The spores are scaphoid (boat-shaped), and have dimensions of 35–38 by 12–14 μm. They are marked with prominent longitudinal grooves, and when mature, are apiculate (ending abruptly in a short point). The spores typically contain several oil droplets. The paraphyses (sterile cells interspersed among the asci) are 8–9 μm long and have internal partitions called septa. The structure of the septa has been investigated using transmission electron microscopy, which has revealed that W. americana has a single pore plugged by a "fan-shaped matrix"—an electron-dense region with a torus-shaped ring of translucent tissue wrapped around it. The pore plug resembles those found in the Sarcoscyphaceae species Sarcoscypha occidentalis and Phillipsia domingensis.

===Similar species===
The closely related Wynnea sparassoides, known in the vernacular as the "stalked cauliflower fungus", has a fruit body resembling a yellow-brown cauliflower atop a long brown stem. In comparison to W. americana, W. gigantea has apothecia that are smaller, more rounded at the tips, more numerous in a single specimen, and paler in color. Donald H. Pfister, in his 1979 monograph on the genus Wynnea, suggests that the pustulate appearance of the outer surface clearly distinguishes W. americana from the other species in the genus.

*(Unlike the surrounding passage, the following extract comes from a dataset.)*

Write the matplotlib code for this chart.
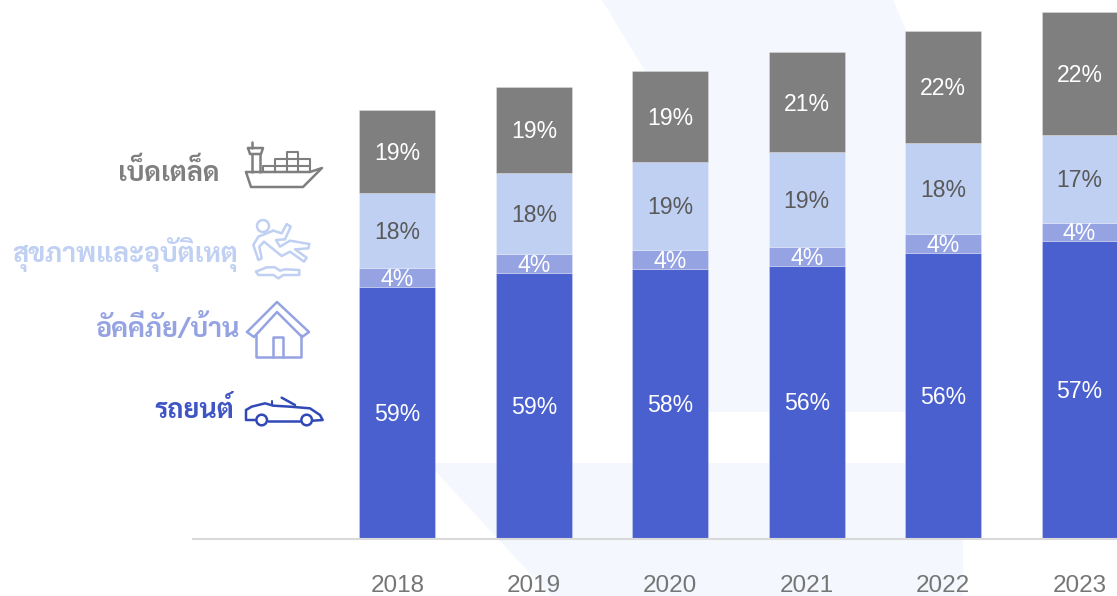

It also may resemble the purplish-brown and relatively stout Otidea smithii, as well as Mitodis lingua, the inside of which is darker than the outside; neither of these are connected to dense below-ground tissue.

==Distribution and habitat==

In North America, W. americana has been collected from several locations, including Tennessee, New York, West Virginia, North Carolina, Ohio, and Pennsylvania. It has also been collected in Mexico, Costa Rica, India, and Japan.

The fruit bodies grow solitarily or in clusters on the ground in deciduous forests, and prefer moist, organic soils. In both Asia and North America, fruit bodies are most often produced during August and September. The single Central American collection, from Costa Rica, was made in early November.